A fachada principal da Casa Museu é muito curiosa e foi muito bem recuperada nos anos noventa. Um dos elementos mais interessantes é a moldura das portas e janelas talhada numa pedra grés extraída das pedreiras de Monte de Boi, ali vizinhas. Com a erosão, a pedra ganha relevos e um tom arruivado muito característico, que ressalta do fundo de pedra mármore mosqueado, também fruto da região.
Aliás, o mesmo tipo de pedra anima a fachada da Igreja Matriz, vizinha da Casa Museu, e que por si só justifica uma visita a São Bartolomeu de Messines. Foi edificada nos finais do Séc. XV primeiros anos do Séc. XVI num estilo de inspiração manuelina, embora a fachada exiba uma decoração barroca de belo efeito. O mais interessante, porém, está no interior onde as naves são separadas por raríssimas colunas salomónicas de grés vermelho. O estilo manuelino perpetua-se numa série de arcos e abóbadas com as nervuras típicas deste estilo, uma delas ostentando no fecho a cruz de Cristo.
É claro que o somatório destes detalhes encantadores não fazem por si só um monumento que deva ser visitado e admirado.

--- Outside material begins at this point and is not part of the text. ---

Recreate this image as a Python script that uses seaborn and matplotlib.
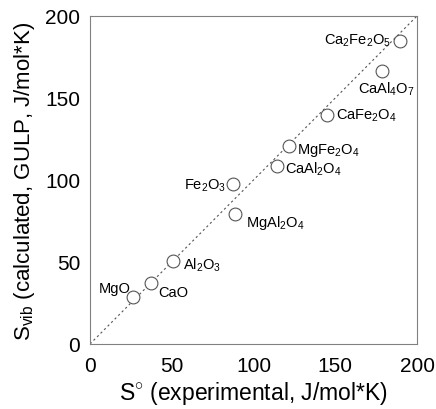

A verdade é que para além desses pormenores há um não sei quê de arrebatador neste conjunto urbano cravado na encosta da colina do Penedo Grande: a igreja, o museu e o posto da GNR, também ele ornado com as mesmas rochas vermelhas de Monte Boi.
Isto de ser cronista é por vezes muito embaraçador, porque temos tendência a utilizar os nossos valores e gostos nas escolhas que vamos fazendo: falar disto e não falar daquilo e, assim fazendo, vamos deixando marcas por omissão. É o caso agora: quase que me ia embora sem falar de José Maria de Sousa Reis (1796-1838), um filho adoptado desta linda terra, mais conhecido pelo cognome de O Remexido. A minha relutância tem a ver com o modo tremendamente violento como O Remexido defendeu os seus ideais miguelistas, socorrendo-se da guerrilha armada, à frente da qual semeou o pânico e o terror no Algarve e Baixo Alentejo, até ser fuzilado pelo exército liberal.
Resta desta sangrenta história a memória dos seus feitos cruéis e a casa onde viveu, incendiada pela fação liberal num ato de vingança pública. É assim a história…
(1) Manuel Neto dos Santos, Círculo de fogo, 2016, p. 151.